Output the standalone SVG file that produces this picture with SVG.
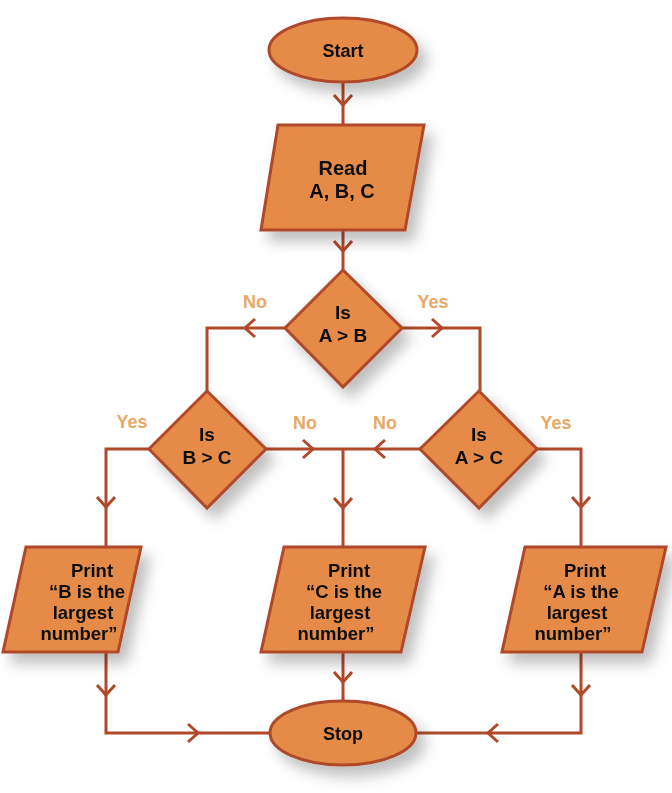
<svg xmlns="http://www.w3.org/2000/svg" width="672" height="793" viewBox="0 0 672 793">
<defs>
<filter id="sh" x="-30%" y="-30%" width="170%" height="170%">
<feDropShadow dx="8" dy="10" stdDeviation="7" flood-color="#000" flood-opacity="0.25"/>
</filter>
<style>
.shape{fill:#E68B47;stroke:#B0492A;stroke-width:3;stroke-linejoin:miter}
.line{fill:none;stroke:#B0492A;stroke-width:3}
.chev{fill:none;stroke:#B0492A;stroke-width:3;stroke-linejoin:miter}
.t{font-family:"Liberation Sans","Open Sans",sans-serif;font-weight:bold;fill:#111;text-anchor:middle}
.lbl{font-family:"Liberation Sans","Open Sans",sans-serif;font-weight:bold;fill:#E9A866;text-anchor:middle;font-size:18px}
</style>
</defs>
<rect width="672" height="793" fill="#fff"/>
<g id="connectors">
<path class="line" d="M343 82V125"/>
<path class="chev" d="M334 95L343 105L352 95"/>
<path class="line" d="M343 230V270"/>
<path class="chev" d="M334 241L343 251L352 241"/>
<path class="line" d="M285 328H207V391"/>
<path class="chev" d="M255 319L245 328L255 337"/>
<path class="line" d="M402 328H480V391"/>
<path class="chev" d="M432 319L442 328L432 337"/>
<path class="line" d="M149 449H106V547"/>
<path class="chev" d="M97 497L106 507L115 497"/>
<path class="line" d="M537 449H581V547"/>
<path class="chev" d="M572 497L581 507L590 497"/>
<path class="line" d="M266 449H420"/>
<path class="line" d="M343 449V547"/>
<path class="chev" d="M303 440L313 449L303 458"/>
<path class="chev" d="M385 440L375 449L385 458"/>
<path class="chev" d="M334 498L343 508L352 498"/>
<path class="line" d="M106 652V733H271"/>
<path class="chev" d="M97 685L106 695L115 685"/>
<path class="chev" d="M188 724L198 733L188 742"/>
<path class="line" d="M343 652V701"/>
<path class="chev" d="M334 672L343 682L352 672"/>
<path class="line" d="M581 652V733H415"/>
<path class="chev" d="M572 685L581 695L590 685"/>
<path class="chev" d="M498 724L488 733L498 742"/>
</g>
<g id="start" filter="url(#sh)">
<ellipse class="shape" cx="343" cy="50" rx="74" ry="32"/>
<text class="t" x="343" y="57" font-size="18">Start</text>
</g>
<g id="read" filter="url(#sh)">
<polygon class="shape" points="278,125 424,125 405,230 261,230"/>
<text class="t" x="343" y="175" font-size="20">Read</text>
<text class="t" x="342" y="198" font-size="20">A, B, C</text>
</g>
<g id="dec-ab" filter="url(#sh)">
<polygon class="shape" points="343,270 402,328 343,387 285,328"/>
<text class="t" x="343" y="319" font-size="19">Is</text>
<text class="t" x="343" y="342" font-size="19">A &gt; B</text>
</g>
<g id="dec-bc" filter="url(#sh)">
<polygon class="shape" points="207,391 266,449 207,508 149,449"/>
<text class="t" x="207" y="441" font-size="19">Is</text>
<text class="t" x="207" y="464" font-size="19">B &gt; C</text>
</g>
<g id="dec-ac" filter="url(#sh)">
<polygon class="shape" points="479,391 537,449 479,508 420,449"/>
<text class="t" x="479" y="441" font-size="19">Is</text>
<text class="t" x="479" y="464" font-size="19">A &gt; C</text>
</g>
<g id="labels">
<text class="lbl" x="255" y="308">No</text>
<text class="lbl" x="433" y="308">Yes</text>
<text class="lbl" x="132" y="428">Yes</text>
<text class="lbl" x="305" y="429">No</text>
<text class="lbl" x="385" y="429">No</text>
<text class="lbl" x="556" y="429">Yes</text>
</g>
<g id="print-b" filter="url(#sh)">
<polygon class="shape" points="26,547 141,547 118,652 3,652"/>
<text class="t" x="92" y="577" font-size="18.5">Print</text>
<text class="t" x="87" y="598" font-size="18.5">“B is the</text>
<text class="t" x="83" y="619" font-size="18.5">largest</text>
<text class="t" x="79" y="640" font-size="18.5">number”</text>
</g>
<g id="print-c" filter="url(#sh)">
<polygon class="shape" points="284,547 425,547 401,652 261,652"/>
<text class="t" x="349" y="577" font-size="18.5">Print</text>
<text class="t" x="344" y="598" font-size="18.5">“C is the</text>
<text class="t" x="340" y="619" font-size="18.5">largest</text>
<text class="t" x="336" y="640" font-size="18.5">number”</text>
</g>
<g id="print-a" filter="url(#sh)">
<polygon class="shape" points="525,547 666,547 642,652 502,652"/>
<text class="t" x="585" y="577" font-size="18.5">Print</text>
<text class="t" x="581" y="598" font-size="18.5">“A is the</text>
<text class="t" x="577" y="619" font-size="18.5">largest</text>
<text class="t" x="573" y="640" font-size="18.5">number”</text>
</g>
<g id="stop" filter="url(#sh)">
<ellipse class="shape" cx="343" cy="733" rx="73" ry="32"/>
<text class="t" x="343" y="740" font-size="18">Stop</text>
</g>
</svg>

▬▬▬

▶ _AIM OF THE TASK_
Retype the whole listing, keeping every line identical and omitting all pictures.

▶ _RESPONSE TO THE EXERCISE_
Output the standalone SVG file that produces this picture with SVG.
<svg xmlns="http://www.w3.org/2000/svg" width="672" height="793" viewBox="0 0 672 793">
<defs>
<filter id="sh" x="-30%" y="-30%" width="170%" height="170%">
<feDropShadow dx="8" dy="10" stdDeviation="7" flood-color="#000" flood-opacity="0.25"/>
</filter>
<style>
.shape{fill:#E68B47;stroke:#B0492A;stroke-width:3;stroke-linejoin:miter}
.line{fill:none;stroke:#B0492A;stroke-width:3}
.chev{fill:none;stroke:#B0492A;stroke-width:3;stroke-linejoin:miter}
.t{font-family:"Liberation Sans","Open Sans",sans-serif;font-weight:bold;fill:#111;text-anchor:middle}
.lbl{font-family:"Liberation Sans","Open Sans",sans-serif;font-weight:bold;fill:#E9A866;text-anchor:middle;font-size:18px}
</style>
</defs>
<rect width="672" height="793" fill="#fff"/>
<g id="connectors">
<path class="line" d="M343 82V125"/>
<path class="chev" d="M334 95L343 105L352 95"/>
<path class="line" d="M343 230V270"/>
<path class="chev" d="M334 241L343 251L352 241"/>
<path class="line" d="M285 328H207V391"/>
<path class="chev" d="M255 319L245 328L255 337"/>
<path class="line" d="M402 328H480V391"/>
<path class="chev" d="M432 319L442 328L432 337"/>
<path class="line" d="M149 449H106V547"/>
<path class="chev" d="M97 497L106 507L115 497"/>
<path class="line" d="M537 449H581V547"/>
<path class="chev" d="M572 497L581 507L590 497"/>
<path class="line" d="M266 449H420"/>
<path class="line" d="M343 449V547"/>
<path class="chev" d="M303 440L313 449L303 458"/>
<path class="chev" d="M385 440L375 449L385 458"/>
<path class="chev" d="M334 498L343 508L352 498"/>
<path class="line" d="M106 652V733H271"/>
<path class="chev" d="M97 685L106 695L115 685"/>
<path class="chev" d="M188 724L198 733L188 742"/>
<path class="line" d="M343 652V701"/>
<path class="chev" d="M334 672L343 682L352 672"/>
<path class="line" d="M581 652V733H415"/>
<path class="chev" d="M572 685L581 695L590 685"/>
<path class="chev" d="M498 724L488 733L498 742"/>
</g>
<g id="start" filter="url(#sh)">
<ellipse class="shape" cx="343" cy="50" rx="74" ry="32"/>
<text class="t" x="343" y="57" font-size="18">Start</text>
</g>
<g id="read" filter="url(#sh)">
<polygon class="shape" points="278,125 424,125 405,230 261,230"/>
<text class="t" x="343" y="175" font-size="20">Read</text>
<text class="t" x="342" y="198" font-size="20">A, B, C</text>
</g>
<g id="dec-ab" filter="url(#sh)">
<polygon class="shape" points="343,270 402,328 343,387 285,328"/>
<text class="t" x="343" y="319" font-size="19">Is</text>
<text class="t" x="343" y="342" font-size="19">A &gt; B</text>
</g>
<g id="dec-bc" filter="url(#sh)">
<polygon class="shape" points="207,391 266,449 207,508 149,449"/>
<text class="t" x="207" y="441" font-size="19">Is</text>
<text class="t" x="207" y="464" font-size="19">B &gt; C</text>
</g>
<g id="dec-ac" filter="url(#sh)">
<polygon class="shape" points="479,391 537,449 479,508 420,449"/>
<text class="t" x="479" y="441" font-size="19">Is</text>
<text class="t" x="479" y="464" font-size="19">A &gt; C</text>
</g>
<g id="labels">
<text class="lbl" x="255" y="308">No</text>
<text class="lbl" x="433" y="308">Yes</text>
<text class="lbl" x="132" y="428">Yes</text>
<text class="lbl" x="305" y="429">No</text>
<text class="lbl" x="385" y="429">No</text>
<text class="lbl" x="556" y="429">Yes</text>
</g>
<g id="print-b" filter="url(#sh)">
<polygon class="shape" points="26,547 141,547 118,652 3,652"/>
<text class="t" x="92" y="577" font-size="18.5">Print</text>
<text class="t" x="87" y="598" font-size="18.5">“B is the</text>
<text class="t" x="83" y="619" font-size="18.5">largest</text>
<text class="t" x="79" y="640" font-size="18.5">number”</text>
</g>
<g id="print-c" filter="url(#sh)">
<polygon class="shape" points="284,547 425,547 401,652 261,652"/>
<text class="t" x="349" y="577" font-size="18.5">Print</text>
<text class="t" x="344" y="598" font-size="18.5">“C is the</text>
<text class="t" x="340" y="619" font-size="18.5">largest</text>
<text class="t" x="336" y="640" font-size="18.5">number”</text>
</g>
<g id="print-a" filter="url(#sh)">
<polygon class="shape" points="525,547 666,547 642,652 502,652"/>
<text class="t" x="585" y="577" font-size="18.5">Print</text>
<text class="t" x="581" y="598" font-size="18.5">“A is the</text>
<text class="t" x="577" y="619" font-size="18.5">largest</text>
<text class="t" x="573" y="640" font-size="18.5">number”</text>
</g>
<g id="stop" filter="url(#sh)">
<ellipse class="shape" cx="343" cy="733" rx="73" ry="32"/>
<text class="t" x="343" y="740" font-size="18">Stop</text>
</g>
</svg>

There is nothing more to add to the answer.